* Start DATA SHOWN *

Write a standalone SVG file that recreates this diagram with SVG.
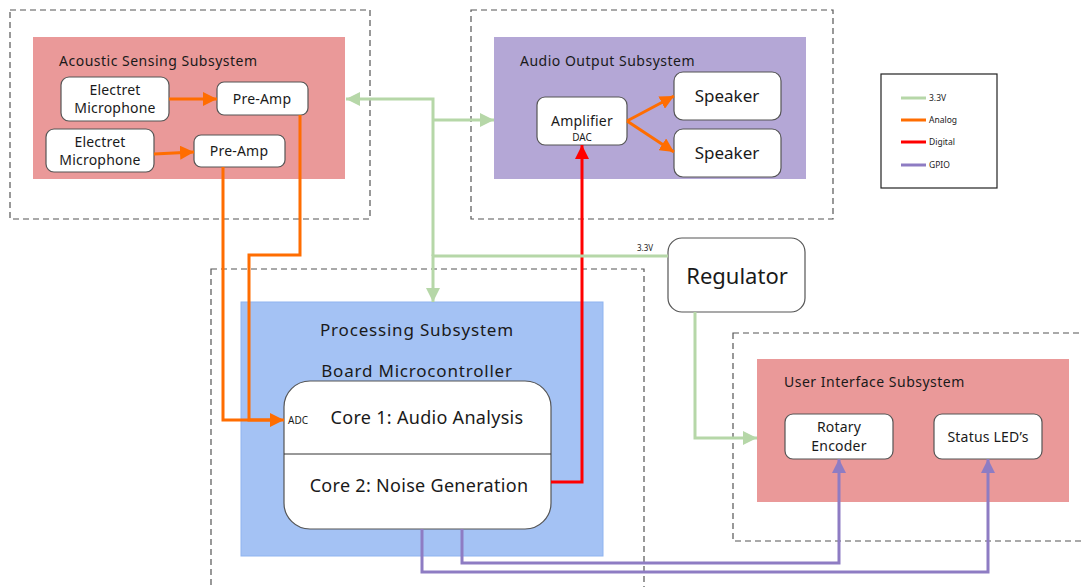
<svg xmlns="http://www.w3.org/2000/svg" width="1083" height="587" viewBox="0 0 1083 587">
<style>
text{font-family:"Noto Sans","Liberation Sans",sans-serif;fill:#1a1a1a}
.dash{fill:none;stroke:#555;stroke-width:1.2;stroke-dasharray:6 4}
.node{fill:#fff;stroke:#555;stroke-width:1.2}
.t{font-size:14px;text-anchor:middle;letter-spacing:0.2px}
.title{font-size:14px;letter-spacing:0.5px}
.big{font-size:17px;text-anchor:middle;letter-spacing:0.8px}
.g{fill:none;stroke:#b6d7a8;stroke-width:3}
.o{fill:none;stroke:#ff6d01;stroke-width:3}
.r{fill:none;stroke:#ff0000;stroke-width:3}
.p{fill:none;stroke:#8e7cc3;stroke-width:3}
</style>
<defs>
<marker id="ag" markerUnits="userSpaceOnUse" markerWidth="16" markerHeight="14" refX="14" refY="7" orient="auto"><path d="M0,0 L14,7 L0,14 Z" fill="#b6d7a8"/></marker>
<marker id="ao" markerUnits="userSpaceOnUse" markerWidth="16" markerHeight="14" refX="14" refY="7" orient="auto"><path d="M0,0 L14,7 L0,14 Z" fill="#ff6d01"/></marker>
<marker id="ar" markerUnits="userSpaceOnUse" markerWidth="16" markerHeight="14" refX="14" refY="7" orient="auto"><path d="M0,0 L14,7 L0,14 Z" fill="#ff0000"/></marker>
<marker id="ap" markerUnits="userSpaceOnUse" markerWidth="16" markerHeight="14" refX="14" refY="7" orient="auto"><path d="M0,0 L14,7 L0,14 Z" fill="#8e7cc3"/></marker>
</defs>
<rect width="1083" height="587" fill="#fff"/>

<g id="acoustic">
<rect class="dash" x="10" y="10" width="360" height="209"/>
<rect x="33" y="37" width="312" height="142" fill="#ea9999"/>
<text class="title" x="59" y="66">Acoustic Sensing Subsystem</text>
</g>
<g id="mic1"><rect class="node" x="61" y="77" width="108" height="44" rx="8"/><text class="t" x="115" y="95">Electret</text><text class="t" x="115" y="113">Microphone</text></g>
<g id="preamp1"><rect class="node" x="217" y="82" width="91" height="33" rx="7"/><text class="t" x="262" y="104">Pre-Amp</text></g>
<g id="mic2"><rect class="node" x="46" y="129" width="108" height="43" rx="8"/><text class="t" x="100" y="147">Electret</text><text class="t" x="100" y="165">Microphone</text></g>
<g id="preamp2"><rect class="node" x="194" y="135" width="91" height="32" rx="7"/><text class="t" x="239" y="156">Pre-Amp</text></g>

<g id="audio-output">
<rect class="dash" x="471" y="10" width="362" height="209"/>
<rect x="494" y="37" width="312" height="142" fill="#b4a7d6"/>
<text class="title" x="520" y="66">Audio Output Subsystem</text>
</g>
<g id="amplifier"><rect class="node" x="537" y="97" width="90" height="48" rx="8"/><text class="t" x="582" y="126">Amplifier</text><text x="582" y="141" font-size="10" text-anchor="middle">DAC</text></g>
<g id="speaker1"><rect class="node" x="674" y="72" width="107" height="48" rx="9"/><text x="727" y="102" font-size="17" text-anchor="middle">Speaker</text></g>
<g id="speaker2"><rect class="node" x="674" y="129" width="107" height="48" rx="9"/><text x="727" y="159" font-size="17" text-anchor="middle">Speaker</text></g>

<g id="legend">
<rect x="881" y="74" width="116" height="114" fill="#fff" stroke="#222" stroke-width="1.2"/>
<line x1="901" y1="98" x2="926" y2="98" stroke="#b6d7a8" stroke-width="3"/>
<line x1="901" y1="120" x2="926" y2="120" stroke="#ff6d01" stroke-width="3"/>
<line x1="901" y1="142" x2="926" y2="142" stroke="#ff0000" stroke-width="3"/>
<line x1="901" y1="165" x2="926" y2="165" stroke="#8e7cc3" stroke-width="3"/>
<text x="929" y="101" font-size="8.5">3.3V</text>
<text x="929" y="123" font-size="8.5">Analog</text>
<text x="929" y="145" font-size="8.5">Digital</text>
<text x="929" y="168" font-size="8.5">GPIO</text>
</g>

<g id="processing">
<rect class="dash" x="211" y="269" width="433" height="330"/>
<rect x="241" y="302" width="362" height="254" fill="#a4c2f4" stroke="#8fb4f0" stroke-width="1"/>
<text class="big" x="417" y="336">Processing Subsystem</text>
<text class="big" x="417" y="377">Board Microcontroller</text>
</g>
<g id="microcontroller">
<rect class="node" x="284" y="381" width="267" height="148" rx="26"/>
<line x1="284" y1="454" x2="551" y2="454" stroke="#333" stroke-width="1"/>
<text x="288" y="424" font-size="10">ADC</text>
<text x="427" y="424" font-size="18" text-anchor="middle" letter-spacing="0.3">Core 1: Audio Analysis</text>
<text x="419" y="492" font-size="18" text-anchor="middle" letter-spacing="0.3">Core 2: Noise Generation</text>
</g>

<g id="regulator"><rect class="node" x="668" y="238" width="137" height="74" rx="14"/><text x="737" y="284" font-size="22" text-anchor="middle">Regulator</text></g>

<g id="user-interface">
<rect class="dash" x="733" y="333" width="360" height="208"/>
<rect x="757" y="359" width="312" height="143" fill="#ea9999"/>
<text class="title" x="784" y="387">User Interface Subsystem</text>
</g>
<g id="rotary"><rect class="node" x="785" y="414" width="108" height="45" rx="8"/><text class="t" x="839" y="432">Rotary</text><text class="t" x="839" y="451">Encoder</text></g>
<g id="leds"><rect class="node" x="934" y="414" width="108" height="45" rx="8"/><text class="t" x="988" y="442">Status LED’s</text></g>

<g id="connectors">
<path class="o" d="M169,99 H217" marker-end="url(#ao)"/>
<path class="o" d="M154,154 L194,152" marker-end="url(#ao)"/>
<path class="o" d="M223,167 V420 H284" marker-end="url(#ao)"/>
<path class="o" d="M300,115 V255 H249 V420 H270"/>
<path class="o" d="M627,121 L674,96" marker-end="url(#ao)"/>
<path class="o" d="M627,121 L674,152" marker-end="url(#ao)"/>
<path class="r" d="M551,482 H582 V145" marker-end="url(#ar)"/>
<path class="g" d="M668,256 H433 V302" marker-end="url(#ag)"/>
<path class="g" d="M433,256 V99 H346" marker-end="url(#ag)"/>
<path class="g" d="M433,120 H494" marker-end="url(#ag)"/>
<path class="g" d="M695,312 V438 H757" marker-end="url(#ag)"/>
<text x="637" y="251" font-size="8">3.3V</text>
<path class="p" d="M422,529 V572 H988 V459" marker-end="url(#ap)"/>
<path class="p" d="M462,529 V563 H839 V459" marker-end="url(#ap)"/>
</g>
</svg>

* End DATA SHOWN *

### WHAT THIS TASK INVOLVES
Copy every line above word for word and exclude the pictures.

### FULL OUTPUT
Write a standalone SVG file that recreates this diagram with SVG.
<svg xmlns="http://www.w3.org/2000/svg" width="1083" height="587" viewBox="0 0 1083 587">
<style>
text{font-family:"Noto Sans","Liberation Sans",sans-serif;fill:#1a1a1a}
.dash{fill:none;stroke:#555;stroke-width:1.2;stroke-dasharray:6 4}
.node{fill:#fff;stroke:#555;stroke-width:1.2}
.t{font-size:14px;text-anchor:middle;letter-spacing:0.2px}
.title{font-size:14px;letter-spacing:0.5px}
.big{font-size:17px;text-anchor:middle;letter-spacing:0.8px}
.g{fill:none;stroke:#b6d7a8;stroke-width:3}
.o{fill:none;stroke:#ff6d01;stroke-width:3}
.r{fill:none;stroke:#ff0000;stroke-width:3}
.p{fill:none;stroke:#8e7cc3;stroke-width:3}
</style>
<defs>
<marker id="ag" markerUnits="userSpaceOnUse" markerWidth="16" markerHeight="14" refX="14" refY="7" orient="auto"><path d="M0,0 L14,7 L0,14 Z" fill="#b6d7a8"/></marker>
<marker id="ao" markerUnits="userSpaceOnUse" markerWidth="16" markerHeight="14" refX="14" refY="7" orient="auto"><path d="M0,0 L14,7 L0,14 Z" fill="#ff6d01"/></marker>
<marker id="ar" markerUnits="userSpaceOnUse" markerWidth="16" markerHeight="14" refX="14" refY="7" orient="auto"><path d="M0,0 L14,7 L0,14 Z" fill="#ff0000"/></marker>
<marker id="ap" markerUnits="userSpaceOnUse" markerWidth="16" markerHeight="14" refX="14" refY="7" orient="auto"><path d="M0,0 L14,7 L0,14 Z" fill="#8e7cc3"/></marker>
</defs>
<rect width="1083" height="587" fill="#fff"/>

<g id="acoustic">
<rect class="dash" x="10" y="10" width="360" height="209"/>
<rect x="33" y="37" width="312" height="142" fill="#ea9999"/>
<text class="title" x="59" y="66">Acoustic Sensing Subsystem</text>
</g>
<g id="mic1"><rect class="node" x="61" y="77" width="108" height="44" rx="8"/><text class="t" x="115" y="95">Electret</text><text class="t" x="115" y="113">Microphone</text></g>
<g id="preamp1"><rect class="node" x="217" y="82" width="91" height="33" rx="7"/><text class="t" x="262" y="104">Pre-Amp</text></g>
<g id="mic2"><rect class="node" x="46" y="129" width="108" height="43" rx="8"/><text class="t" x="100" y="147">Electret</text><text class="t" x="100" y="165">Microphone</text></g>
<g id="preamp2"><rect class="node" x="194" y="135" width="91" height="32" rx="7"/><text class="t" x="239" y="156">Pre-Amp</text></g>

<g id="audio-output">
<rect class="dash" x="471" y="10" width="362" height="209"/>
<rect x="494" y="37" width="312" height="142" fill="#b4a7d6"/>
<text class="title" x="520" y="66">Audio Output Subsystem</text>
</g>
<g id="amplifier"><rect class="node" x="537" y="97" width="90" height="48" rx="8"/><text class="t" x="582" y="126">Amplifier</text><text x="582" y="141" font-size="10" text-anchor="middle">DAC</text></g>
<g id="speaker1"><rect class="node" x="674" y="72" width="107" height="48" rx="9"/><text x="727" y="102" font-size="17" text-anchor="middle">Speaker</text></g>
<g id="speaker2"><rect class="node" x="674" y="129" width="107" height="48" rx="9"/><text x="727" y="159" font-size="17" text-anchor="middle">Speaker</text></g>

<g id="legend">
<rect x="881" y="74" width="116" height="114" fill="#fff" stroke="#222" stroke-width="1.2"/>
<line x1="901" y1="98" x2="926" y2="98" stroke="#b6d7a8" stroke-width="3"/>
<line x1="901" y1="120" x2="926" y2="120" stroke="#ff6d01" stroke-width="3"/>
<line x1="901" y1="142" x2="926" y2="142" stroke="#ff0000" stroke-width="3"/>
<line x1="901" y1="165" x2="926" y2="165" stroke="#8e7cc3" stroke-width="3"/>
<text x="929" y="101" font-size="8.5">3.3V</text>
<text x="929" y="123" font-size="8.5">Analog</text>
<text x="929" y="145" font-size="8.5">Digital</text>
<text x="929" y="168" font-size="8.5">GPIO</text>
</g>

<g id="processing">
<rect class="dash" x="211" y="269" width="433" height="330"/>
<rect x="241" y="302" width="362" height="254" fill="#a4c2f4" stroke="#8fb4f0" stroke-width="1"/>
<text class="big" x="417" y="336">Processing Subsystem</text>
<text class="big" x="417" y="377">Board Microcontroller</text>
</g>
<g id="microcontroller">
<rect class="node" x="284" y="381" width="267" height="148" rx="26"/>
<line x1="284" y1="454" x2="551" y2="454" stroke="#333" stroke-width="1"/>
<text x="288" y="424" font-size="10">ADC</text>
<text x="427" y="424" font-size="18" text-anchor="middle" letter-spacing="0.3">Core 1: Audio Analysis</text>
<text x="419" y="492" font-size="18" text-anchor="middle" letter-spacing="0.3">Core 2: Noise Generation</text>
</g>

<g id="regulator"><rect class="node" x="668" y="238" width="137" height="74" rx="14"/><text x="737" y="284" font-size="22" text-anchor="middle">Regulator</text></g>

<g id="user-interface">
<rect class="dash" x="733" y="333" width="360" height="208"/>
<rect x="757" y="359" width="312" height="143" fill="#ea9999"/>
<text class="title" x="784" y="387">User Interface Subsystem</text>
</g>
<g id="rotary"><rect class="node" x="785" y="414" width="108" height="45" rx="8"/><text class="t" x="839" y="432">Rotary</text><text class="t" x="839" y="451">Encoder</text></g>
<g id="leds"><rect class="node" x="934" y="414" width="108" height="45" rx="8"/><text class="t" x="988" y="442">Status LED’s</text></g>

<g id="connectors">
<path class="o" d="M169,99 H217" marker-end="url(#ao)"/>
<path class="o" d="M154,154 L194,152" marker-end="url(#ao)"/>
<path class="o" d="M223,167 V420 H284" marker-end="url(#ao)"/>
<path class="o" d="M300,115 V255 H249 V420 H270"/>
<path class="o" d="M627,121 L674,96" marker-end="url(#ao)"/>
<path class="o" d="M627,121 L674,152" marker-end="url(#ao)"/>
<path class="r" d="M551,482 H582 V145" marker-end="url(#ar)"/>
<path class="g" d="M668,256 H433 V302" marker-end="url(#ag)"/>
<path class="g" d="M433,256 V99 H346" marker-end="url(#ag)"/>
<path class="g" d="M433,120 H494" marker-end="url(#ag)"/>
<path class="g" d="M695,312 V438 H757" marker-end="url(#ag)"/>
<text x="637" y="251" font-size="8">3.3V</text>
<path class="p" d="M422,529 V572 H988 V459" marker-end="url(#ap)"/>
<path class="p" d="M462,529 V563 H839 V459" marker-end="url(#ap)"/>
</g>
</svg>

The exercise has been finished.